Unless you have a degree in finance or took business classes during your college years, chances are that you read financial advice online and try to take your best guess. With so many sources and so much information, how is the average person supposed to make good decisions?
This is a tough area and for those who are just starting out, it can be oh so confusing. Let’s look at the areas of our lives that will consume most of our income and what choices we have in those areas.
Most people get suckered into buying a beautiful and huge starter home, only to find that they have trouble making the payments that go along with home ownership. There is more than just the mortgage to consider; utility payments, property taxes, insurance, and maintenance These average as much as 3% of the price of your home each and every year. The best rule here is to factor in that 3% into the price of your home. Total housing costs should be no more than 30% of your gross income
Higher Education Costs
We are talking about educations costs for yourself, not your kids here. If you are considering getting a loan for higher education, don’t borrow more than you think you will earn in your annual salary after your graduate. For example, if you think you will be making $65,000 after college, don’t take out more than $65,000 in student loans. You should plan on spending 10% of your income to pay back your student loans within 10 years after graduation.
American’s have had a love affair with their cars since the Model T. Everyone wants to drive an expensive, luxurious car and that’s a problem for those who really can’t afford it. Keep in mind that, unlike your house, a car is worth less every single mile and every single year. Spend a maximum of 1/3rd of your annual income buying a car and pay it off as quickly as possible. For those making $100K a year, this means buying a car worth $30,000. Yes, that seems cheap, which is why you see so many Americans eating Ramen noodles for dinner while their Mercedes sits in the driveway.

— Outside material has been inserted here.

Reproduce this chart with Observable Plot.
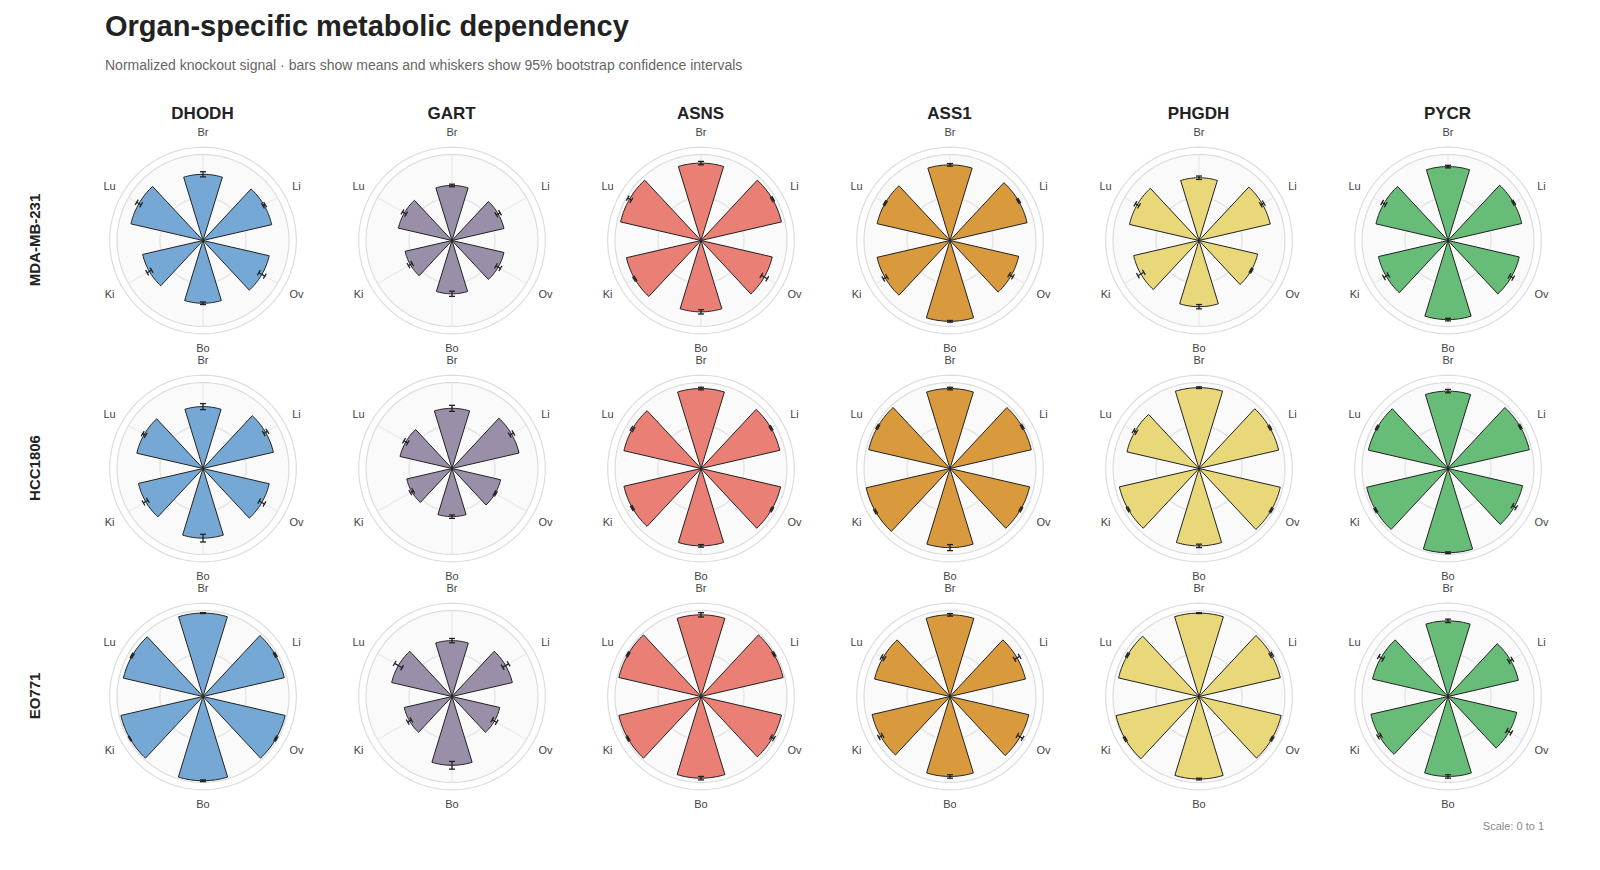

There is no way around it; kids are downright expensive. The US Department of Agriculture says it costs about $220,000 in 2008 to take your child from the hospital to their high school graduation at 18. And NO, this does not include college. It is impossible to give a set dollar amount on how much you should spend on your children, but a good rule of thumb is to not overindulge and buy them everything they want. Let your children learn that money must be earned.
Your Retirement Years
Don’t expect Social Security to be your only source of cash in your golden years. If your job does not have a pension plan, (and even if it does), plan on putting money away for your retirement. How much will you need? This varies tremendously, but a good measurement tool is to take your current income and multiply it by 25. Decide to start funding your 401K with your first real job and don’t wait. Starting early is far more profitable than waiting until your financial situation improves.